I think your missing the point, which is that people understand and pay attention to stories, because it’s through stories that we understand the world. None of these writers advocates the spinning of false narratives. In fact, it’s only by recognizing the effectiveness of narrative that their damaging effects can be unmasked. David Coleman’s narrative of what’s wrong with education and why we “need” the Common Core Standards is false on its face. The so-called standards themselves are ill-informed and founded on false assumptions.
I taught English for over thirty years. My interest in metaphors and stories comes from that experience.
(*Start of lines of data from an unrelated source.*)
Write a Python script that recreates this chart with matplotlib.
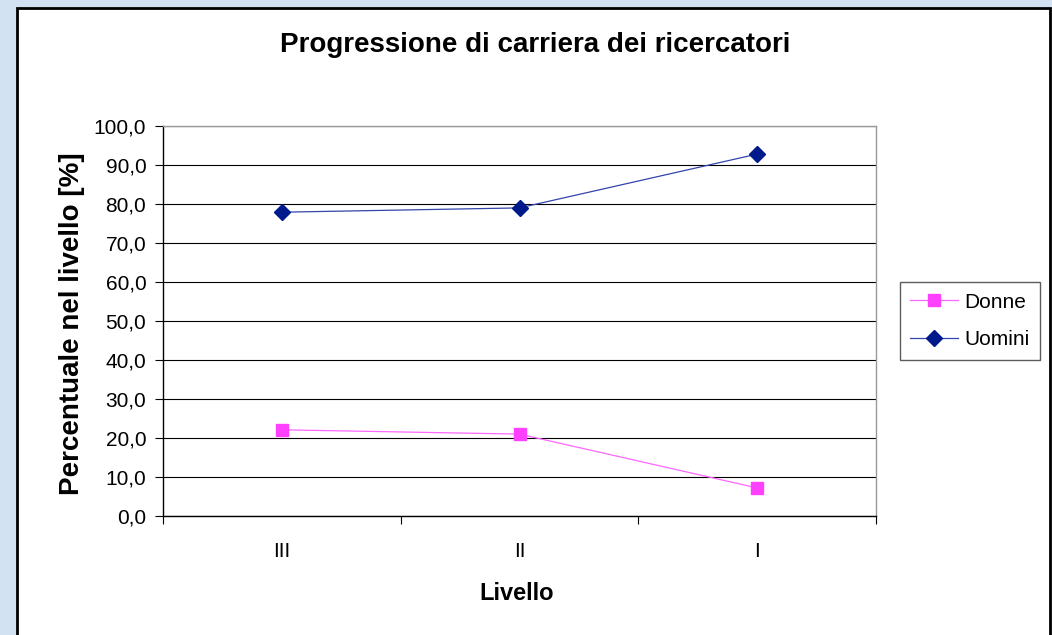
import matplotlib
matplotlib.use("Agg")
import matplotlib.pyplot as plt
from matplotlib.patches import Rectangle

categories = ["III", "II", "I"]
donne = [22.1, 21.0, 7.2]
uomini = [77.9, 79.0, 92.8]
yticks = [0, 10, 20, 30, 40, 50, 60, 70, 80, 90, 100]
ytick_labels = ["0,0", "10,0", "20,0", "30,0", "40,0", "50,0", "60,0", "70,0", "80,0", "90,0", "100,0"]

plt.rcParams['font.family'] = ['Liberation Sans', 'DejaVu Sans']

W, H = 1052, 635
fig = plt.figure(figsize=(W / 100, H / 100), dpi=100)
fig.patch.set_facecolor('#D3E2F3')

# background axes holding the outer white chart box
bg = fig.add_axes([0, 0, 1, 1], zorder=0)
bg.set_xlim(0, W)
bg.set_ylim(H, 0)
bg.axis('off')
bg.add_patch(Rectangle((17, 8), 1050 - 17, 640 - 8, facecolor='white',
                       edgecolor='black', linewidth=2))

ax = fig.add_axes([163 / W, 1 - 516 / H, (876 - 163) / W, (516 - 126) / H], zorder=1)
ax.set_facecolor('white')
x = list(range(len(categories)))

ax.plot(x, donne, color='#FF66FF', linewidth=0.9, marker='s', markersize=8,
        markerfacecolor='#FF40FF', markeredgecolor='#FF40FF', label='Donne', zorder=3)
ax.plot(x, uomini, color='#3344AA', linewidth=0.9, marker='D', markersize=8,
        markerfacecolor='#001A8C', markeredgecolor='#001A8C', label='Uomini', zorder=3)

ax.set_xlim(-0.5, len(categories) - 0.5)
ax.set_ylim(0, 100)
ax.set_yticks(yticks)
ax.set_yticklabels(ytick_labels, fontsize=15)
ax.yaxis.grid(True, color='black', linewidth=0.8)
ax.set_axisbelow(True)

ax.set_xticks(x)
ax.set_xticklabels(categories, fontsize=15)
ax.tick_params(axis='x', which='major', length=0, pad=19)
ax.set_xticks([-0.5, 0.5, 1.5, 2.5], minor=True)
ax.tick_params(axis='x', which='minor', length=6, width=0.8, direction='out')
ax.tick_params(axis='y', length=6, width=0.8, direction='out', pad=6)

for s in ['top', 'right']:
    ax.spines[s].set_color('#999999')
    ax.spines[s].set_linewidth(1)
for s in ['left', 'bottom']:
    ax.spines[s].set_color('black')
    ax.spines[s].set_linewidth(1)

fig.text(535 / W, 1 - 45 / H, "Progressione di carriera dei ricercatori",
         fontsize=20, fontweight='bold', ha='center', va='center')
fig.text(72 / W, 1 - 324 / H, "Percentuale nel livello [%]", fontsize=20,
         fontweight='bold', rotation=90, ha='center', va='center')
fig.text(517 / W, 1 - 593 / H, "Livello", fontsize=17, fontweight='bold',
         ha='center', va='center')

leg = ax.legend(loc='center left', bbox_to_anchor=(900 / W, 1 - 321 / H),
                bbox_transform=fig.transFigure, fontsize=15, frameon=True,
                fancybox=False, edgecolor='#333333', handlelength=2.3,
                borderpad=0.5, labelspacing=0.9, handletextpad=0.3, borderaxespad=0)
leg.get_frame().set_linewidth(1)

fig.savefig("out.png", dpi=100, facecolor=fig.get_facecolor())
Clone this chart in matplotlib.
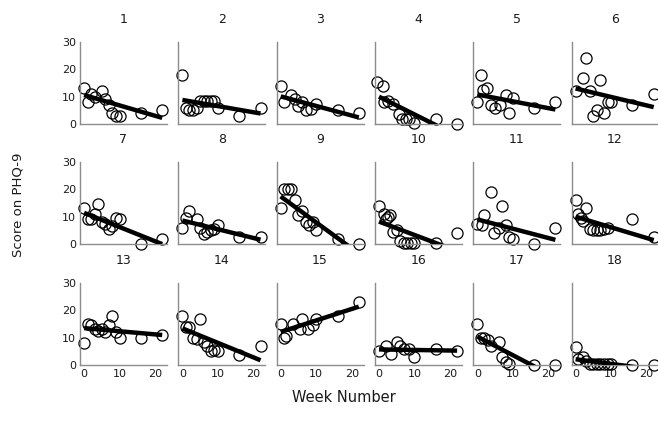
import matplotlib
matplotlib.use("Agg")
import matplotlib.pyplot as plt
import numpy as np

plt.rcParams.update({
    "font.family": ["DejaVu Sans"],
    "font.size": 8,
})

# weeks and PHQ-9 scores per subject
weeks = {
    1: [0, 1, 2, 3, 5, 6, 7, 8, 9, 10, 16, 22],
    2: [0, 1, 2, 3, 4, 5, 6, 7, 8, 9, 10, 16, 22],
    3: [0, 1, 3, 4, 5, 6, 7, 8.5, 10, 16, 22],
    4: [-0.5, 1, 1.4, 2.5, 4, 5.5, 6.5, 7.5, 8.5, 10, 16, 22],
    5: [0, 1, 1.6, 2.8, 4, 5, 6.4, 8, 9, 10, 16, 22],
    6: [0, 2, 3, 4, 5, 6, 7, 8, 9, 10, 16, 22],
    7: [0, 1, 2, 3, 4, 5, 6, 7, 8, 9, 10, 16, 22],
    8: [0, 1, 2, 4, 5, 6, 7, 8, 9, 10, 16, 22],
    9: [0, 1, 2, 3, 4, 5, 6, 7, 8, 9, 10, 16, 22],
    10: [0, 1.4, 2, 2.5, 3.2, 4, 5, 6, 7, 8, 9, 10, 16, 22],
    11: [0, 1.3, 2, 3.8, 4.8, 6, 6.9, 8, 9, 10, 16, 22],
    12: [0, 0.7, 1.5, 2, 3, 4, 5, 6, 7, 8, 9, 16, 22],
    13: [0, 1, 2, 3, 4, 5, 6, 7, 8, 9, 10, 16, 22],
    14: [0, 1, 2, 3, 4, 5, 6, 7, 8, 9, 10, 16, 22],
    15: [0, 1, 1.5, 3.5, 5.4, 6, 7.7, 9, 10, 16, 22],
    16: [0, 2, 3.5, 5, 6, 7, 8.5, 10, 16, 22],
    17: [0, 1, 2, 3, 4, 6, 7, 8, 9, 16, 22],
    18: [0, 0.6, 2, 3, 4, 5, 6, 7, 8, 9, 10, 16, 22],
}
scores = {
    1: [13, 8, 11, 10, 12, 9, 7, 4, 3, 3, 4, 5],
    2: [18, 6, 5, 5, 6, 8.5, 8.5, 8.5, 8.5, 8.5, 6, 3, 6],
    3: [14, 8, 10.5, 9, 6.5, 8, 5, 5.5, 7.5, 5, 4],
    4: [15.5, 14, 8, 8.5, 7.5, 3.5, 2, 2, 2, 0.5, 2, 0],
    5: [8, 18, 12.5, 13, 7, 6, 7, 10.5, 4, 9.5, 6, 8],
    6: [12, 17, 24, 12, 3, 5, 16, 4, 8, 8, 7, 11],
    7: [13, 9, 9, 11, 14.5, 8, 7.5, 5.5, 6.5, 9.5, 9, 0, 2],
    8: [6, 9.5, 12, 9, 6, 3.5, 4.5, 5, 5.5, 7, 2.5, 2.5],
    9: [13, 20, 20, 20, 16, 10.5, 12, 8, 7, 8, 5, 2, 0],
    10: [14, 11, 9, 10, 10.5, 4.5, 5, 1, 0.5, 0.5, 0.5, 0.5, 0.3, 4],
    11: [7.5, 7, 10.5, 19, 4, 6, 14, 7, 2.7, 2, 0, 6],
    12: [16, 11, 9.5, 8.5, 13, 5.5, 5, 5, 5, 5.5, 6, 9, 2.5],
    13: [8, 15, 14.5, 13, 12.5, 13, 12, 14.5, 18, 12, 10, 10, 11],
    14: [18, 14, 14, 10, 9.5, 17, 8.5, 7, 5, 5.5, 5, 3.5, 7],
    15: [15, 10, 10.5, 15, 13, 17, 13, 14.5, 17, 18, 23],
    16: [5, 7, 4, 8.5, 7, 6, 6, 3, 6, 5],
    17: [15, 10, 9.8, 9.3, 7, 8.5, 3, 1.2, 0.2, 0, 0],
    18: [6.7, 2.2, 3, 1.5, 0.5, 0.5, 0.5, 0.5, 0.5, 0.5, 0.5, 0, 0],
}
# fitted line per subject (intercept at week 0, slope per week)
fit_intercept = [10.6, 8.8, 10.1, 10.0, 10.8, 13.0, 11.4, 8.6, 17.4, 8.2, 9.0,
                 10.0, 13.5, 13.4, 12.1, 5.7, 10.4, 2.1]
fit_slope = [-0.38, -0.225, -0.35, -0.65, -0.25, -0.31, -0.52, -0.32, -0.95,
             -0.49, -0.34, -0.39, -0.115, -0.53, 0.42, -0.02, -0.68, -0.17]

W, H = 658, 425
fig = plt.figure(figsize=(W / 100, H / 100), dpi=100)

col_left = [80 + 98.3 * c for c in range(6)]
row_bottom = [124, 244, 365]
ax_w, ax_h = 87, 82
spine_col = "#8c8c8c"

for i in range(18):
    subj = i + 1
    r, c = divmod(i, 6)
    ax = fig.add_axes([col_left[c] / W, (H - row_bottom[r]) / H, ax_w / W, ax_h / H])
    x = np.array(weeks[subj], dtype=float)
    y = np.array(scores[subj], dtype=float)
    xl = np.array([max(x.min(), 0), x.max()])
    ax.plot(xl, fit_intercept[i] + fit_slope[i] * xl, color="black", lw=3.2,
            solid_capstyle="butt", zorder=3)
    ax.plot(x, y, "o", mfc="none", mec="black", mew=0.9, ms=8.0,
            clip_on=False, zorder=2)
    ax.set_xlim(-1.15, 23.35)
    ax.set_ylim(0, 30)
    for s in ("top", "right"):
        ax.spines[s].set_visible(False)
    for s in ("left", "bottom"):
        ax.spines[s].set_color(spine_col)
        ax.spines[s].set_linewidth(1.0)
    ax.tick_params(length=0, pad=3, labelsize=8, colors="#1a1a1a")
    ax.set_xticks([0, 10, 20])
    ax.set_yticks([0, 10, 20, 30])
    if c != 0:
        ax.set_yticklabels([])
    if r != 2:
        ax.set_xticklabels([])
    ax.set_title(str(subj), fontsize=9, pad=14, color="#1a1a1a")

fig.text(18 / W, 1 - 205 / H, "Score on PHQ-9", rotation=90, ha="center",
         va="center", fontsize=9.5, color="#1a1a1a")
fig.text(344 / W, 1 - 397 / H, "Week Number", ha="center", va="center",
         fontsize=10.5, color="#1a1a1a")

fig.savefig("out.png", dpi=100)
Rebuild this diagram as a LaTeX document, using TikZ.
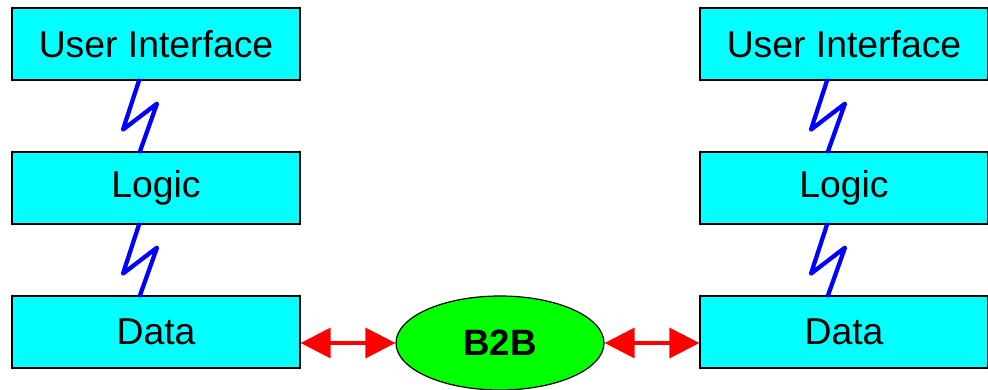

One of the things I learned as an English teacher (and as an educated human being) is that you have no basis for criticizing a book unless you’ve at least sampled it. My interest in Haven’s book has less to do with his pronouncements than on the research he offers as his “proof.” If you want to dismiss the work of all the authors he cites, be my guest. But again, if you just want to attack the man’s association with NASA or other government agencies and not the substance of his argument, you’re caught up in fallacious reasoning. Like this . . .
“A Million Little Pieces” is that the goal? Blur the lines and teach this so kids won’t be able to distinguish between the two and grow up stuck in a matrix of illusions?”
Of course my goal is pretty much the opposite, which is one reason I enjoyed teaching Shakespeare, Orwell’s Animal Farm and 1984, modern British short stories, and lots of other fiction, poetry, and drama the made question the conventional wisdom.
Edit:
Of course my goal is pretty much the opposite, which is one reason I enjoyed teaching Shakespeare, Orwell’s Animal Farm and 1984, modern British short stories, and lots of other fiction, poetry, and drama that question the conventional wisdom.
“The 70-30 Common Core Split”
Thirty is the percent
Of brain that folks were using
When Common Core was sent
To schools for their abusing
The added attention to increasing nonfiction appears having an impact on the genre itself, not only in the in quantity produced but also in the characteristics of nonfiction itself. While the nonfiction genre is generally understood to be based on real events, a statement by the Newbery Award winning children’s nonfiction author Russell Freedman seems to blur those clear lines that the NAEP and Common Core have tried to separate as distinct. Freedman has stated:
“A nonfiction writer is a storyteller who has sworn an oath to tell the truth.”
Whether it began with the the NAEP Chicken or the CCSS egg, the pressure to emphasize nonfiction is like any other evolutionary force in nature. While the Common Core has fallen out of favor with many states, with at least 12 states introducing legislation to repeal the CCSS standards outright, the nonfiction genre is growing and responding and adapting under the current favorable conditions.
The reduction of fiction in favor of more readable nonfiction in grades 4 & 8, as evidenced by the NAEP survey, continues. The evolution of the nonfiction genre may increase readership as well, especially if engaging texts increase interest in reading in the content areas of history, social studies, science and the technical subject areas.